The Marianas High School Aeronautical Dolphins are making slight changes on the design of their entry to the Real World Design Challenge national finals set from April 21 to 23 in Washington, D.C. They aim to leave Saipan in the third week of April and arrive on the 20th.
Project manager Ann Margaret Norcio said they are working doubly hard in order to finish the final design that they would present against the other state champions.
“We’re working during recess and until around 6pm after school. We’re working on everything and now updating the aircraft design,” said Norcio, who together with the other members of the team and coach John Raulerson received their certificates and medals from RWDC state coordinator Jennifer Cubangbang yesterday at the MHS Counseling Office.
The team—composed of marketing specialist Edna Nisola, project mathematician Masrur Alam, simulations engineer Jun Young Kim, mission planner Matthew Cao, aircraft design engineer Robert Malate, and systems planner Daniel Villarmero—had only two months left to finalize everything.
“Talk about time pressure.

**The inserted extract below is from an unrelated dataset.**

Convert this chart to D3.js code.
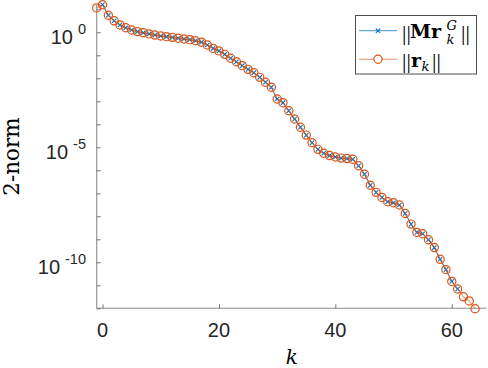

Compared to last year where we had six months to prepare. We’re working on how the aircraft can do more, where it can cover two fields aside from one. It would lessen the time but double the productivity,” said Norcio.

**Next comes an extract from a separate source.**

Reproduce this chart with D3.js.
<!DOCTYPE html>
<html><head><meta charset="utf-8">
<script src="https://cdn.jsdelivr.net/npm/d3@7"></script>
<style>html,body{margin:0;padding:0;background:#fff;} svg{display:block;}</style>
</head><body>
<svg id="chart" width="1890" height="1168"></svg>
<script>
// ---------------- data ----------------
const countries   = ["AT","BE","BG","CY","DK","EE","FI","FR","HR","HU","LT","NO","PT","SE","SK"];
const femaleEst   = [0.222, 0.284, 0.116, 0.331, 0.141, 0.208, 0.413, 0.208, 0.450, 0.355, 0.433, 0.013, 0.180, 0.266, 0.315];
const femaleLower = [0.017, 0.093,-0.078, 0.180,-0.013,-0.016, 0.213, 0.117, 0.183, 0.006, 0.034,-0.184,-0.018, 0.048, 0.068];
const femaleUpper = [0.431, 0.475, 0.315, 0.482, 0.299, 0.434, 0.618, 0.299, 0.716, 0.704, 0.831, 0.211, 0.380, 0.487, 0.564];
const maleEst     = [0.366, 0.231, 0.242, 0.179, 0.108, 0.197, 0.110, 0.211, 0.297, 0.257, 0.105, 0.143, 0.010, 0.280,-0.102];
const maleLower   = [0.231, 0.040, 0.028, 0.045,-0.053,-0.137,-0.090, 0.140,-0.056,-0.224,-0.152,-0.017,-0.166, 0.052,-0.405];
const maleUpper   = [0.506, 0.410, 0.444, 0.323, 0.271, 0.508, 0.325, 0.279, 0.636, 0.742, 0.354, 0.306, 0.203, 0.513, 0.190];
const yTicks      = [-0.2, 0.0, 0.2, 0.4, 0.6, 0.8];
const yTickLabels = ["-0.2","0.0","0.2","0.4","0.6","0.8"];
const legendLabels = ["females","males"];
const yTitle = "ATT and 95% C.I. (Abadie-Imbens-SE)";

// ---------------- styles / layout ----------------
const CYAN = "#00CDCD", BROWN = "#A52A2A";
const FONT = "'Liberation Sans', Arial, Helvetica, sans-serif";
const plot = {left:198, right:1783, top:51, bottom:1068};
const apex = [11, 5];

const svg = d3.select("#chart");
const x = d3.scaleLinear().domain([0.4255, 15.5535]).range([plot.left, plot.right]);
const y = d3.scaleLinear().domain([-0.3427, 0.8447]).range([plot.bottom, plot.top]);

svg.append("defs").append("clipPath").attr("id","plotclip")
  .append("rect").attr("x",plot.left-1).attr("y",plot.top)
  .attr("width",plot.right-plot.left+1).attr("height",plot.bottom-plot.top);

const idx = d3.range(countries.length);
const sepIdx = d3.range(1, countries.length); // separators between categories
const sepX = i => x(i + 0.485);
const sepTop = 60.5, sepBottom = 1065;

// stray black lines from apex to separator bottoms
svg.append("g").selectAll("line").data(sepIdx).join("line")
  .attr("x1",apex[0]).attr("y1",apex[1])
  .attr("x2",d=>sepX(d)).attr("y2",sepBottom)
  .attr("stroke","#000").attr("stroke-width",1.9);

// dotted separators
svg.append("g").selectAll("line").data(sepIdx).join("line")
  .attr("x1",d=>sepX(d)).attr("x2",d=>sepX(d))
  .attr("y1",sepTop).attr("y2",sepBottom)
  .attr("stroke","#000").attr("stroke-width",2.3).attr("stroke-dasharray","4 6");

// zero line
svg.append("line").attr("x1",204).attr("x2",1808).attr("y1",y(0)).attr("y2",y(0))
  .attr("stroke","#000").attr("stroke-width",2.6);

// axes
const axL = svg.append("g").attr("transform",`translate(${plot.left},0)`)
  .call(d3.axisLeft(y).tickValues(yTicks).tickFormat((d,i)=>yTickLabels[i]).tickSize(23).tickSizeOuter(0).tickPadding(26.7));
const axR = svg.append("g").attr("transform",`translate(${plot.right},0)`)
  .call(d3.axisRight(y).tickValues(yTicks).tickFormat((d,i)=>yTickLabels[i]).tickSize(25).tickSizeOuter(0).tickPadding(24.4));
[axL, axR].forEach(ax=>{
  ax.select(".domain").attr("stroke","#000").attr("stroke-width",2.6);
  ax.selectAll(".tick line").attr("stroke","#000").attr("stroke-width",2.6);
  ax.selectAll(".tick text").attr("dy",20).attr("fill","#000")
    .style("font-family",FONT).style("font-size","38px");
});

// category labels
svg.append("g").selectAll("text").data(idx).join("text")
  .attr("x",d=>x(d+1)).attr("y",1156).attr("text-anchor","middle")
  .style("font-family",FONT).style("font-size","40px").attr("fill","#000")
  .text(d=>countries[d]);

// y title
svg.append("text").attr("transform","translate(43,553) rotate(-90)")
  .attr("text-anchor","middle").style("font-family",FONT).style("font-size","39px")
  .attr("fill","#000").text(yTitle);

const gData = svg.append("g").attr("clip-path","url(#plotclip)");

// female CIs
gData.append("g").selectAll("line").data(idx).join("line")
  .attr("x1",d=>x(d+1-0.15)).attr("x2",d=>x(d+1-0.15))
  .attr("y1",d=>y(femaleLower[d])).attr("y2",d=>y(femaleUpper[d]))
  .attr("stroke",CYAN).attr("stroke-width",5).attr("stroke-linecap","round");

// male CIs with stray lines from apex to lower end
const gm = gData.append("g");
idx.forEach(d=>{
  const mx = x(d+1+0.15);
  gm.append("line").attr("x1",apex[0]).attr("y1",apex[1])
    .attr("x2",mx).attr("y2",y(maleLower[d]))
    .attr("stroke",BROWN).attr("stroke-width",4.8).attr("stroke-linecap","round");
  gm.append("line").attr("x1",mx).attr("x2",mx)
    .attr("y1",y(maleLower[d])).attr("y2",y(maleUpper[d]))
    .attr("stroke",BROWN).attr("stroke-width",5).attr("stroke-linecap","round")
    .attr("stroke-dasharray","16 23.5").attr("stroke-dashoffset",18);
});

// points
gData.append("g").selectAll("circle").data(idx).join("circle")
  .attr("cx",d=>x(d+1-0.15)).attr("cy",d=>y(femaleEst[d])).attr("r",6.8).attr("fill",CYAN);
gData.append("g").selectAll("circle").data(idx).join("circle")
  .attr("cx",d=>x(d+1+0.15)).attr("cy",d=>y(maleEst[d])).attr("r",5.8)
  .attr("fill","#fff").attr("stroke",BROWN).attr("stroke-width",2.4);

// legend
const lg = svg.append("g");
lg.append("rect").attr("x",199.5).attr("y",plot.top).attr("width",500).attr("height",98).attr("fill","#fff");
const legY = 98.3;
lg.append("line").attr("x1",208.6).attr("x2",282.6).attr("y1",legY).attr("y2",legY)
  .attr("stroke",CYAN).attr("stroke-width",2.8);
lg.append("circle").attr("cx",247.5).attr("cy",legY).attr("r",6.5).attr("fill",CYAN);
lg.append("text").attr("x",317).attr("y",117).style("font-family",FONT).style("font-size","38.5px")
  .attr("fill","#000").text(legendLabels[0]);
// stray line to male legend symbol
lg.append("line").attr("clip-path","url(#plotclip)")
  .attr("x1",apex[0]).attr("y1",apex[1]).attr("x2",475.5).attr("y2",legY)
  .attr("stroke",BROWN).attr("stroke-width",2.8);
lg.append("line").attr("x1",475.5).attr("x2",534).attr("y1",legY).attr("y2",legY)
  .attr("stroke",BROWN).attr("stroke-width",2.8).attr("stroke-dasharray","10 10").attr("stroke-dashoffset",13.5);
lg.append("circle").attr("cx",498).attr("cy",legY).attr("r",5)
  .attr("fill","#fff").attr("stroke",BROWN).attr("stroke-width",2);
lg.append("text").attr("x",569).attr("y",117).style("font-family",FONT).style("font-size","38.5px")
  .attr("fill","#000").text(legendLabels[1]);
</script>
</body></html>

She added that last year their design was among the top two that was picked by the organizers to have a model displayed in Washington. “It would really be cool to one day see our design working in the real world.”
The Aeronautical Dolphins will again represent the Pacific States—American Samoa, the CNMI and Guam—for the fifth straight year after winning the 2016 RWDC Pacific State Championship last Jan. 8 since joining in 2012.
Education Commissioner Dr. Rita A. Sablan, in an email sent to Rep. Gregorio Kilili C. Sablan (Ind-MP), said that they approved to shoulder the $10,000 needed to support the travel costs of the team. The fund will come from the student competition program through the consolidated grant.
Their entry, called the Cruiser, is a small and unmanned aircraft that uses current technology to perform moisture detection on crops would be up against other state winners in the nationals.
RWDC is an annual competition for high school students, grades 9 to 12, where they work on real world engineering challenges. The winning team earns a $50,000 scholarship from Embry-Riddle Aeronautical University.